Final details will need to be thrashed out before tomorrow’s two-day summit of EU leaders begins in Brussels

Eurozone finance ministers are moving closer to completing the final details of a banking union across the 17 countries, following a major breakthrough in the early hours of this morning.

Ministers have agreed a way to finance the closure of banks which fail including a €55 billion (£46.2 billion) fund which will be built up over the next decade by levies on banks.

Final details will need to be thrashed out before tomorrow’s two-day summit of EU leaders begins in Brussels.

German chancellor Angela Merkel said: “For the acceptance of the euro in financial markets, the banking union is very important. I hope that we, as heads of state and government, won’t have to deal with it.”

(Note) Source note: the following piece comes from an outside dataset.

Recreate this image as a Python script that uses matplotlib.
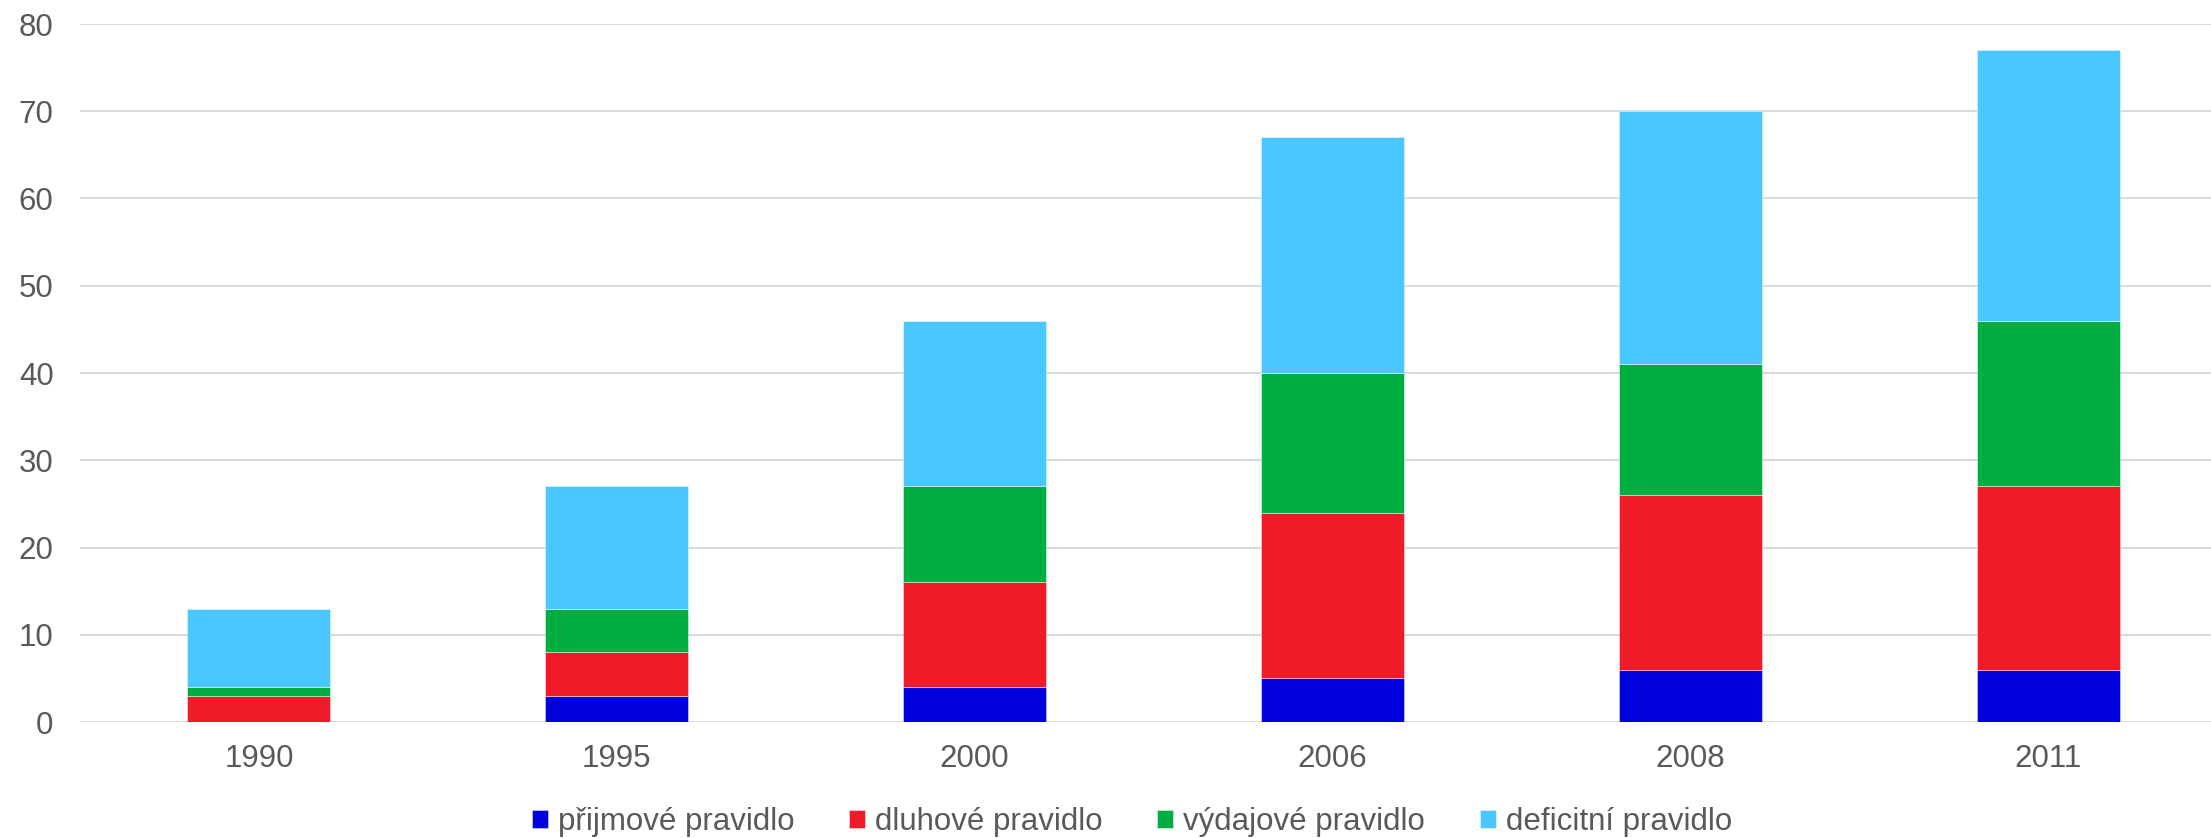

Dutch finance minister, Jeroen Dijsselbloem, who chaired the meeting, said the ministers had “prepared the ground” for a so-called Single Resolution Mechanism among all 28 EU countries and for a Single Resolution Fund across the 17-strong eurozone which will be overseen by the European Central Bank.

A draft statement said: “A common backstop will be developed during the transition period. Such a backstop will facilitate the borrowings by the SRF. The banking sector will ultimately be liable for repayment by means of levies in all participating member states.”

After the build-up phase in 2025, when the SRF is full, additional money for emergency financing could be raised by the SRF itself, the agreement added.

But ministers are worried the plans for winding up banks could prove over-complicated. “The proposal on governance looks very complicated,” said Michael Noonan, finance minister for Ireland.“In resolving a bank, one would want to be able to do it over a single weekend at the maximum. So anything that is too cumbersome….won’t be effective.”

The UK will remain outside the eurozone resolution mechanism. Banks here continue to be overseen by the Bank of England.

Eurozone finance ministers have already agreed not to introduce a single consumer compensation scheme across the area.